** Start Data shown **
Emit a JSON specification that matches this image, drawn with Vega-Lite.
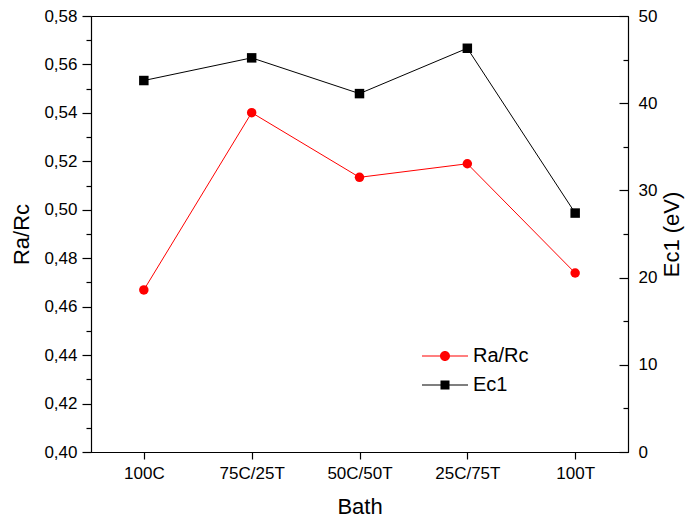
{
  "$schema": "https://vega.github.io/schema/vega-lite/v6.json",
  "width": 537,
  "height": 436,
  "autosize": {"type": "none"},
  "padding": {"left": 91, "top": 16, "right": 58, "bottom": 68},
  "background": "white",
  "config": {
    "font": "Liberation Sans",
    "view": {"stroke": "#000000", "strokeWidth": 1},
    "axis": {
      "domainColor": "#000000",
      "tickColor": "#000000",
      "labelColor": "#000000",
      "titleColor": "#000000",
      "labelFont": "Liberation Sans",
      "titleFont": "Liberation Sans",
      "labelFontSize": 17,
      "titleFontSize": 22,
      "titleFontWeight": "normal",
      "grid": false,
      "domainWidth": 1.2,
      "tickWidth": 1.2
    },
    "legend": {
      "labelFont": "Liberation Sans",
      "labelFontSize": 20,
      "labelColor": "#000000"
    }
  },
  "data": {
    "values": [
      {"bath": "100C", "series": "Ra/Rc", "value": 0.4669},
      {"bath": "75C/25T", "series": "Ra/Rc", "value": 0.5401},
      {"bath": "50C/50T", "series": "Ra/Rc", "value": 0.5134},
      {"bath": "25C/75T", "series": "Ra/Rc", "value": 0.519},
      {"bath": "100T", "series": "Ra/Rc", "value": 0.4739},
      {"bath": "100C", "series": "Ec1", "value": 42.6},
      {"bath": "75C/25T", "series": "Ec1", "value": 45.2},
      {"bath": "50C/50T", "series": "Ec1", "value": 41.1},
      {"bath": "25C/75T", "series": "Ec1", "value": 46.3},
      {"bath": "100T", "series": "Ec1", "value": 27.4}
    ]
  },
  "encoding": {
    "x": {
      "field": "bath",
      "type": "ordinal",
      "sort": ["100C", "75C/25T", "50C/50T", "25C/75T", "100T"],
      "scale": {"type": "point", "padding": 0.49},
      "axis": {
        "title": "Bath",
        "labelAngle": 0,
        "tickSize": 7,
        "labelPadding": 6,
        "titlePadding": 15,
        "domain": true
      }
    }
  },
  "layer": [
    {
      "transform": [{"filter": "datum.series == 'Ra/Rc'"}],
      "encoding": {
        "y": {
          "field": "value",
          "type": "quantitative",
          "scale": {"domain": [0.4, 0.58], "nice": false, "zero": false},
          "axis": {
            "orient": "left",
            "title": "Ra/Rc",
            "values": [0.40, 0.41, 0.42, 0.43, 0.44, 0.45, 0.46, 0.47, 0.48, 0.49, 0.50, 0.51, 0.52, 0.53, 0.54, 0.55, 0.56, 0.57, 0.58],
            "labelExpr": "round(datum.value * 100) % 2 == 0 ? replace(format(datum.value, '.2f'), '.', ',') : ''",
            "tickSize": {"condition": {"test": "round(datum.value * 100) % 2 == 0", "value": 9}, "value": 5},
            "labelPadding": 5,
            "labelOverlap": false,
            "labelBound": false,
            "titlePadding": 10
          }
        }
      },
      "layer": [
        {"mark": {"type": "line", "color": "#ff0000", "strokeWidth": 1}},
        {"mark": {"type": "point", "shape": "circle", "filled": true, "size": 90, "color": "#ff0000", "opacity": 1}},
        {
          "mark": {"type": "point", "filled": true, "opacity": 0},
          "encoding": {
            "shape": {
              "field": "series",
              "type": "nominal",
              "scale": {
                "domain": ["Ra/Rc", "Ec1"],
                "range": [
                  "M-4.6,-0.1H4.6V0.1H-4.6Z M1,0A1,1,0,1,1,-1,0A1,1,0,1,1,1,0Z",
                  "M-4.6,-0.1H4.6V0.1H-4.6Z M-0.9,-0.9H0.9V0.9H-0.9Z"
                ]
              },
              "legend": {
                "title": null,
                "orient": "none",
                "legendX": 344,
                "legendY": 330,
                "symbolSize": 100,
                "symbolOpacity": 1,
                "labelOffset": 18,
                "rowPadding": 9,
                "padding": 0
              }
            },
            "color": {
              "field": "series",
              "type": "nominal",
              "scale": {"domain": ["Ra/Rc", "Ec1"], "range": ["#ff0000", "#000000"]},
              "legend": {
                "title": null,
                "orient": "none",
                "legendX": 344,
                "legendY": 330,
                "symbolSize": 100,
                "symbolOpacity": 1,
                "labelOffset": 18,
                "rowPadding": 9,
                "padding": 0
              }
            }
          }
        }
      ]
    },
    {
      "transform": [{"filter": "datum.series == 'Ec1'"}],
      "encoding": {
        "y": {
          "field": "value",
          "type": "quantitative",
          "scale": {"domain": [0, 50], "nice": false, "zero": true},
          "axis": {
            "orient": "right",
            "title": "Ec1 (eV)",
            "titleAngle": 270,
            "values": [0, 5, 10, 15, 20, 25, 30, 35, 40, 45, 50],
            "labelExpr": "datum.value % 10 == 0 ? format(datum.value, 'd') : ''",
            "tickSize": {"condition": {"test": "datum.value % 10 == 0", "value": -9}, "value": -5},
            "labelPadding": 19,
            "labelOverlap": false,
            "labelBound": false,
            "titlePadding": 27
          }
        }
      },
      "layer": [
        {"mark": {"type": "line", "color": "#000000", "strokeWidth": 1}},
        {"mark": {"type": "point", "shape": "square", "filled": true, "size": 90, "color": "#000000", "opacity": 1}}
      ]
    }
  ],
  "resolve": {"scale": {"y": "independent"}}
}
** End Data shown **
** Start Data shown **
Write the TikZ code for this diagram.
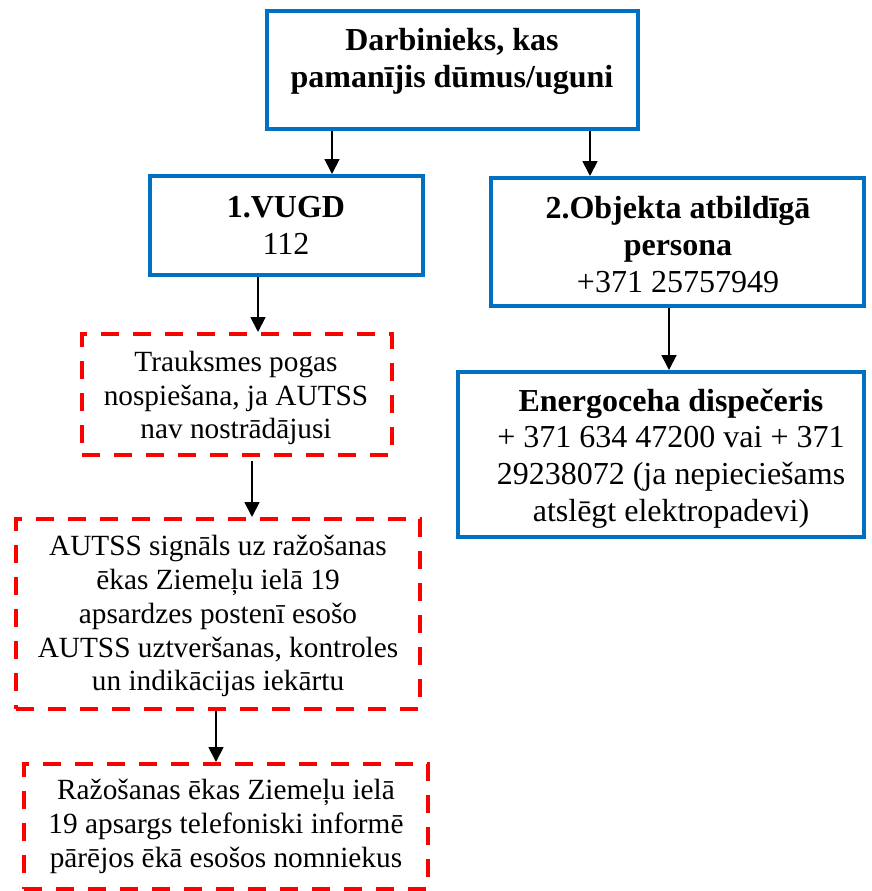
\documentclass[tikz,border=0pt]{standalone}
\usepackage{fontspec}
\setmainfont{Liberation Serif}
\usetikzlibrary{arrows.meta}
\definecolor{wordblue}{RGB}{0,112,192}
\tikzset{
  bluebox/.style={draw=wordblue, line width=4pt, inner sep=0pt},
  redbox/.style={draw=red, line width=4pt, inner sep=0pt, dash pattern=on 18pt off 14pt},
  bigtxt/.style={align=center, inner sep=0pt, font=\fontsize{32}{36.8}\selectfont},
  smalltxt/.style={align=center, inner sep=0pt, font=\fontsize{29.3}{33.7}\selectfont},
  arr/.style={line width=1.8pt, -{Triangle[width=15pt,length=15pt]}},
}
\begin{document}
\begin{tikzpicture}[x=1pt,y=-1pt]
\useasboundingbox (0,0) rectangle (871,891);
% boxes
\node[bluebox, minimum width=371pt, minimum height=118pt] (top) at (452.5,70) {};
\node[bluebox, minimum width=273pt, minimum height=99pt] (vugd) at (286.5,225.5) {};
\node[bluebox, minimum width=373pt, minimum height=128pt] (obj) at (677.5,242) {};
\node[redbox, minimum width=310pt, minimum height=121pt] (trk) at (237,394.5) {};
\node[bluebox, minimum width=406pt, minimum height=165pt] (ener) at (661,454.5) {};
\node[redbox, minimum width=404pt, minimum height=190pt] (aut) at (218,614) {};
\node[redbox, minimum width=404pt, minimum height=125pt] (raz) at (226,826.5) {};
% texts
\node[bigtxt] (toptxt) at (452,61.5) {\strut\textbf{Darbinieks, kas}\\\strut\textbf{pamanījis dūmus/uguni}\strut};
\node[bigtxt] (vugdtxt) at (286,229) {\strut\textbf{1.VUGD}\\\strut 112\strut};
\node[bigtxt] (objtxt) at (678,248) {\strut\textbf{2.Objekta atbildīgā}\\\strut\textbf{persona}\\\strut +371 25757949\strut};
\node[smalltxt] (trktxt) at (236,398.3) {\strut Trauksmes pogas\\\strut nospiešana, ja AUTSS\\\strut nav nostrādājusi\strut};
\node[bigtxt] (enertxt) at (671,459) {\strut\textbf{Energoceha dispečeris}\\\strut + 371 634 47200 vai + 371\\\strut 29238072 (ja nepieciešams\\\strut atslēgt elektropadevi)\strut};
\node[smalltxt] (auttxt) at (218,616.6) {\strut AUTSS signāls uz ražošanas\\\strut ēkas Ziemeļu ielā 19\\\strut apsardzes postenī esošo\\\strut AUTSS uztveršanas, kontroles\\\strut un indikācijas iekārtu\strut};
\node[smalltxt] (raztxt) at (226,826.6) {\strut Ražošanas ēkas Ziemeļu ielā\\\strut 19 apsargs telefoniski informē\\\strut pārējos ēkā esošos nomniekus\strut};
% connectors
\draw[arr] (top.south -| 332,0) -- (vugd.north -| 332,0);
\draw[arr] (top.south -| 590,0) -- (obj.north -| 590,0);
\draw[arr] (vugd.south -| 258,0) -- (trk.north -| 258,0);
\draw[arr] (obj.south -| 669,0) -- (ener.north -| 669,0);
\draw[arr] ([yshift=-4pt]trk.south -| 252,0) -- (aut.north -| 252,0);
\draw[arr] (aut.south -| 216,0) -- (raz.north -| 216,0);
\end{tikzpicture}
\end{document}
** End Data shown **
** Start Data shown **
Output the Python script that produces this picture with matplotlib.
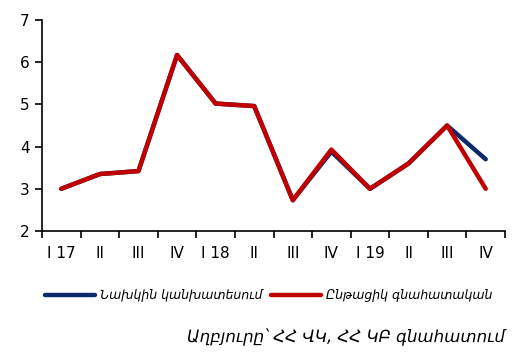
** End Data shown **
Written exercise >>
Give the number of lines in the entries above that include the string "with". No other output is expected.

The completed task >>
2